Raw data:
┌──
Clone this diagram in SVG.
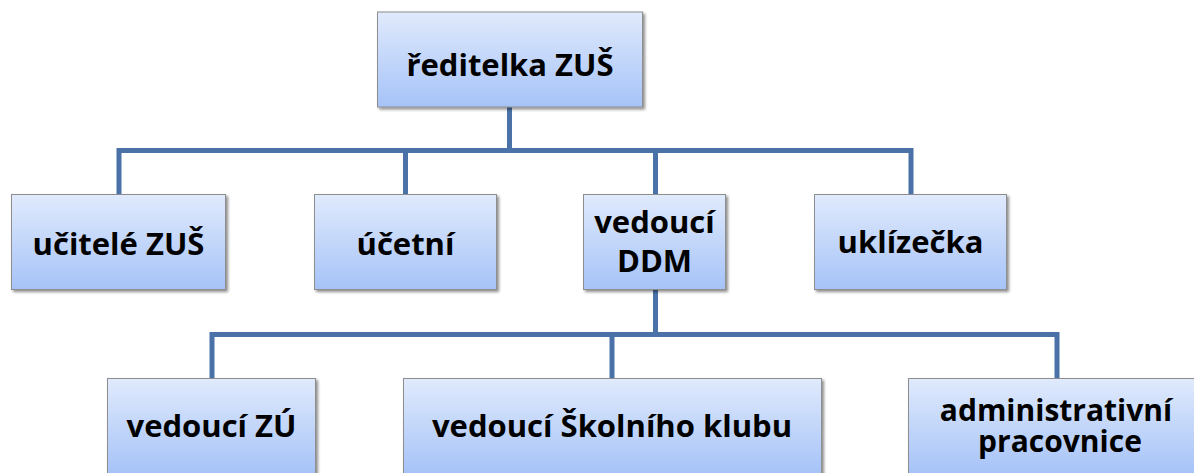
<svg xmlns="http://www.w3.org/2000/svg" width="1194" height="473" viewBox="0 0 1194 473">
<style>
.box{fill:url(#g);stroke:#8e8e8e;stroke-width:1;filter:url(#sh)}
.t{font-family:"Open Sans","Liberation Sans",sans-serif;font-weight:bold;font-size:31px;fill:#000;text-anchor:middle}
.s{font-size:30px}
.c{fill:none;stroke:#4a71a8;stroke-width:5;stroke-linejoin:miter;stroke-linecap:butt}
</style>
<defs>
<linearGradient id="g" x1="0" y1="0" x2="0" y2="1">
<stop offset="0" stop-color="#e0eafc"/>
<stop offset="1" stop-color="#a6c3f8"/>
</linearGradient>
<filter id="sh" x="-10%" y="-10%" width="130%" height="130%">
<feGaussianBlur in="SourceAlpha" stdDeviation="1.5"/>
<feOffset dx="1.5" dy="2" result="o"/>
<feComponentTransfer><feFuncA type="linear" slope="0.45"/></feComponentTransfer>
<feMerge><feMergeNode/><feMergeNode in="SourceGraphic"/></feMerge>
</filter>
</defs>
<rect width="1194" height="473" fill="#fff"/>
<g id="connectors">
<path class="c" d="M509.5 107 V150.5"/>
<path class="c" d="M119 194 V150.5 H911 V194"/>
<path class="c" d="M405.5 150.5 V194"/>
<path class="c" d="M655.5 150.5 V194"/>
<path class="c" d="M655.5 290 V334.5"/>
<path class="c" d="M212 378 V334.5 H1057 V378"/>
<path class="c" d="M612 334.5 V378"/>
</g>
<g id="n-reditelka"><rect class="box" x="377.5" y="12" width="265" height="95"/><text class="t" x="510" y="76">ředitelka ZUŠ</text></g>
<g id="n-ucitele"><rect class="box" x="11.5" y="194.5" width="214" height="95"/><text class="t" x="118.5" y="255">učitelé ZUŠ</text></g>
<g id="n-ucetni"><rect class="box" x="314.5" y="194.5" width="182" height="95"/><text class="t" x="405.5" y="255">účetní</text></g>
<g id="n-ddm"><rect class="box" x="583.5" y="194.5" width="142" height="95"/><text class="t"><tspan x="654.5" y="233">vedoucí</tspan><tspan x="654.5" y="272">DDM</tspan></text></g>
<g id="n-uklizecka"><rect class="box" x="814.5" y="194.5" width="192" height="95"/><text class="t" x="910.5" y="253">uklízečka</text></g>
<g id="n-vedouci-zu"><rect class="box" x="107.5" y="378.5" width="208" height="95"/><text class="t" x="211.5" y="437">vedoucí ZÚ</text></g>
<g id="n-skolni-klub"><rect class="box" x="403.5" y="378.5" width="418" height="95"/><text class="t" x="612" y="437">vedoucí Školního klubu</text></g>
<g id="n-admin"><rect class="box" x="908.5" y="378.5" width="296" height="95"/><text class="t s"><tspan x="1056" y="421">administrativní</tspan><tspan x="1060" y="452">pracovnice</tspan></text></g>
</svg>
└──
Stated goal: Transcribe the full listing character for character. Pictures are excluded.

Response for this exercise:
Clone this diagram in SVG.
<svg xmlns="http://www.w3.org/2000/svg" width="1194" height="473" viewBox="0 0 1194 473">
<style>
.box{fill:url(#g);stroke:#8e8e8e;stroke-width:1;filter:url(#sh)}
.t{font-family:"Open Sans","Liberation Sans",sans-serif;font-weight:bold;font-size:31px;fill:#000;text-anchor:middle}
.s{font-size:30px}
.c{fill:none;stroke:#4a71a8;stroke-width:5;stroke-linejoin:miter;stroke-linecap:butt}
</style>
<defs>
<linearGradient id="g" x1="0" y1="0" x2="0" y2="1">
<stop offset="0" stop-color="#e0eafc"/>
<stop offset="1" stop-color="#a6c3f8"/>
</linearGradient>
<filter id="sh" x="-10%" y="-10%" width="130%" height="130%">
<feGaussianBlur in="SourceAlpha" stdDeviation="1.5"/>
<feOffset dx="1.5" dy="2" result="o"/>
<feComponentTransfer><feFuncA type="linear" slope="0.45"/></feComponentTransfer>
<feMerge><feMergeNode/><feMergeNode in="SourceGraphic"/></feMerge>
</filter>
</defs>
<rect width="1194" height="473" fill="#fff"/>
<g id="connectors">
<path class="c" d="M509.5 107 V150.5"/>
<path class="c" d="M119 194 V150.5 H911 V194"/>
<path class="c" d="M405.5 150.5 V194"/>
<path class="c" d="M655.5 150.5 V194"/>
<path class="c" d="M655.5 290 V334.5"/>
<path class="c" d="M212 378 V334.5 H1057 V378"/>
<path class="c" d="M612 334.5 V378"/>
</g>
<g id="n-reditelka"><rect class="box" x="377.5" y="12" width="265" height="95"/><text class="t" x="510" y="76">ředitelka ZUŠ</text></g>
<g id="n-ucitele"><rect class="box" x="11.5" y="194.5" width="214" height="95"/><text class="t" x="118.5" y="255">učitelé ZUŠ</text></g>
<g id="n-ucetni"><rect class="box" x="314.5" y="194.5" width="182" height="95"/><text class="t" x="405.5" y="255">účetní</text></g>
<g id="n-ddm"><rect class="box" x="583.5" y="194.5" width="142" height="95"/><text class="t"><tspan x="654.5" y="233">vedoucí</tspan><tspan x="654.5" y="272">DDM</tspan></text></g>
<g id="n-uklizecka"><rect class="box" x="814.5" y="194.5" width="192" height="95"/><text class="t" x="910.5" y="253">uklízečka</text></g>
<g id="n-vedouci-zu"><rect class="box" x="107.5" y="378.5" width="208" height="95"/><text class="t" x="211.5" y="437">vedoucí ZÚ</text></g>
<g id="n-skolni-klub"><rect class="box" x="403.5" y="378.5" width="418" height="95"/><text class="t" x="612" y="437">vedoucí Školního klubu</text></g>
<g id="n-admin"><rect class="box" x="908.5" y="378.5" width="296" height="95"/><text class="t s"><tspan x="1056" y="421">administrativní</tspan><tspan x="1060" y="452">pracovnice</tspan></text></g>
</svg>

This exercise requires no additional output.